Ely then concludes with a summary of the important role played by administrative agencies and the courts in combating public, corporate, and union race discrimination. He emphasizes, in particular, the impact of Brown v. Board of Education and its public transportation progeny. In this instance, it is clear the author does not take the free market as a panacea.
Similarly, Ely concedes the importance of subsidies and preferences provided to the railroads by active, interventionist government - especially state and local governments - during the birth of the railroads in the middle third of the nineteenth century. And he notes that government intervention has remained important even in recent decades, when federal and state governments have played a critical part in the preservation of passenger rail service.

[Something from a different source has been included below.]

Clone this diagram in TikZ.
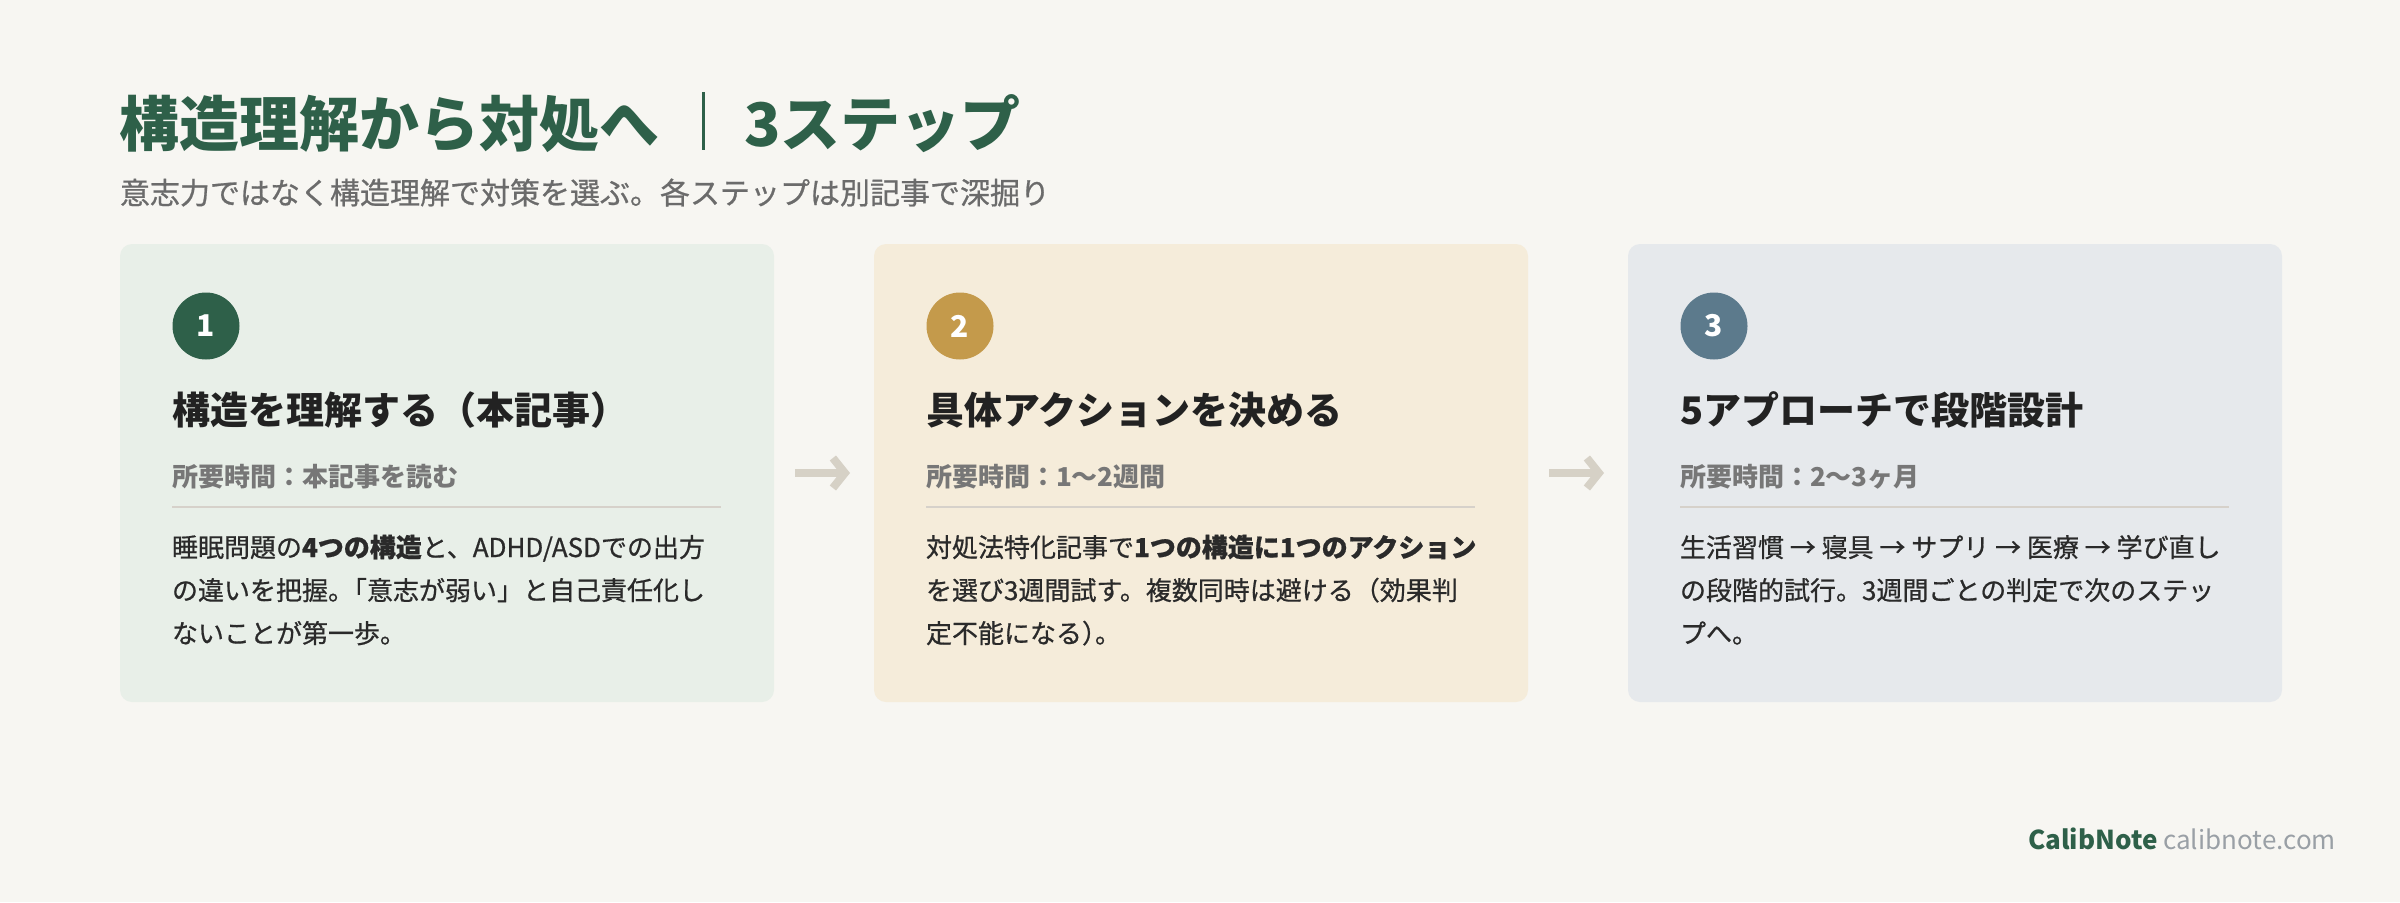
\documentclass[tikz,border=0pt]{standalone}
\usepackage{fontspec}
\setmainfont{Noto Sans CJK JP}
\newfontfamily\medfont{Noto Sans CJK JP}[FakeBold=0.7]
\usetikzlibrary{arrows.meta,calc}
\definecolor{bg}{HTML}{F7F6F2}
\definecolor{cardA}{HTML}{E8EFE8}
\definecolor{cardB}{HTML}{F5ECDA}
\definecolor{cardC}{HTML}{E6E9EC}
\definecolor{brandgreen}{HTML}{2E6049}
\definecolor{gold}{HTML}{C49A4B}
\definecolor{slate}{HTML}{5C7A8C}
\definecolor{headc}{HTML}{222222}
\definecolor{bodyc}{HTML}{2A2A2A}
\definecolor{timec}{HTML}{777777}
\definecolor{subc}{HTML}{6B6B6B}
\definecolor{divc}{HTML}{D6D1CA}
\definecolor{arrowc}{HTML}{D6D1C6}
\definecolor{footc}{HTML}{9AA0A6}
\begin{document}
\begin{tikzpicture}[x=1pt,y=-1pt,
  txt/.style={inner sep=0pt, outer sep=0pt, anchor=base west},
  card/.style={rounded corners=12pt, minimum width=654pt, minimum height=458pt, inner sep=0pt, outer sep=0pt, anchor=north west, draw=none},
  badge/.style={circle, minimum size=67pt, inner sep=0pt, text=white, font=\bfseries\fontsize{30}{30}\selectfont},
  heading/.style={txt, text=headc, font=\bfseries\fontsize{38}{38}\selectfont},
  timetxt/.style={txt, text=timec, font=\bfseries\fontsize{26}{26}\selectfont},
  bodytxt/.style={txt, text=bodyc, align=left, font=\medfont\fontsize{26}{43}\selectfont},
  divider/.style={draw=divc, line width=2pt},
  flow/.style={draw=arrowc, line width=8pt, shorten <=21pt, shorten >=24pt, -{Straight Barb[length=12pt,width=30pt]}}
]
\useasboundingbox (0,0) rectangle (2400,902);
\fill[bg] (0,0) rectangle (2400,902);

% title
\node[txt, text=brandgreen, font=\bfseries\fontsize{60}{60}\selectfont] (title) at (119,146) {構造理解から対処へ};
\draw[brandgreen, line width=3pt] (703,92) -- (703,150);
\node[txt, text=brandgreen, font=\bfseries\fontsize{60}{60}\selectfont] (title2) at (744,146) {3ステップ};
\node[txt, text=subc, font=\medfont\fontsize{30}{30}\selectfont] (sub) at (120,204) {意志力ではなく構造理解で対策を選ぶ。各ステップは別記事で深掘り};

% cards
\node[card, fill=cardA] (c1) at (120,244) {};
\node[card, fill=cardB] (c2) at (874,244) {};
\node[card, fill=cardC] (c3) at (1628,244) {};

% card 1
\node[badge, fill=brandgreen] (n1) at ($(c1.north west)+(86,82)$) {1};
\node[heading] (h1) at ($(c1.north west)+(52,180)$) {構造を理解する（本記事）};
\node[timetxt] (t1) at ($(c1.north west)+(52,242)$) {所要時間：本記事を読む};
\coordinate (d1a) at ($(c1.north west)+(52,263)$);
\coordinate (d1b) at ($(c1.north west)+(601,263)$);
\draw[divider] (d1a) -- (d1b);
\node[bodytxt] (b1) at ($(c1.north west)+(52,399)$) {睡眠問題の{\bfseries 4つの構造}と、ADHD/ASDでの出方\\の違いを把握。\kern-0.5em「意志が弱い」と自己責任化し\\ないことが第一歩。};

% card 2
\node[badge, fill=gold] (n2) at ($(c2.north west)+(86,82)$) {2};
\node[heading] (h2) at ($(c2.north west)+(52,180)$) {具体アクションを決める};
\node[timetxt] (t2) at ($(c2.north west)+(52,242)$) {所要時間：1〜2週間};
\coordinate (d2a) at ($(c2.north west)+(52,263)$);
\coordinate (d2b) at ($(c2.north west)+(601,263)$);
\draw[divider] (d2a) -- (d2b);
\node[bodytxt] (b2) at ($(c2.north west)+(52,399)$) {対処法特化記事で{\bfseries 1つの構造に1つのアクション}\\を選び3週間試す。複数同時は避ける（効果判\\定不能になる）\kern-0.5em。};

% card 3
\node[badge, fill=slate] (n3) at ($(c3.north west)+(86,82)$) {3};
\node[heading] (h3) at ($(c3.north west)+(52,180)$) {5アプローチで段階設計};
\node[timetxt] (t3) at ($(c3.north west)+(52,242)$) {所要時間：2〜3ヶ月};
\coordinate (d3a) at ($(c3.north west)+(52,263)$);
\coordinate (d3b) at ($(c3.north west)+(601,263)$);
\draw[divider] (d3a) -- (d3b);
\node[bodytxt] (b3) at ($(c3.north west)+(52,399)$) {生活習慣 → 寝具 → サプリ → 医療 → 学び直し\\の段階的試行。3週間ごとの判定で次のステッ\\プへ。};

% arrows
\draw[flow] (c1.east) -- (c2.west);
\draw[flow] (c2.east) -- (c3.west);

% footer
\node[inner sep=0pt, anchor=base east, font=\fontsize{26}{26}\selectfont] (foot) at (2336,849) {\textcolor{brandgreen}{\bfseries CalibNote} \textcolor{footc}{calibnote.com}};
\end{tikzpicture}
\end{document}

A Fair Portrait of Each of the Persons Depicted
The only characters for whom Ely has harsh words are the scholars who have argued that courts and legislatures have a history of bias in favor of the railroads. According to Ely, such arguments are based on "myths," and "there is little evidence to support" them.
On the contrary, he finds, courts and legislatures "always understood that individuals and the public had rights important to safeguard," and as a result those institutions sometimes favored railroads but also sometimes favored the railroads' opponents. With legal developments subject to the relative power and "perceived needs of railroaders, shippers, workers, landowners, injured parties, and the public at particular moments," Ely concludes that "[a] quest for consistency is futile."
For Ely, then, the sweep of railroad legal history reveals a large, multi-faceted, evolving debate, characterized by complex and countervailing forces of self-interest and shifting public priorities. These forces, Ely concludes, have always jostled the railroads, but never quite derailed them, either to the left or to the right.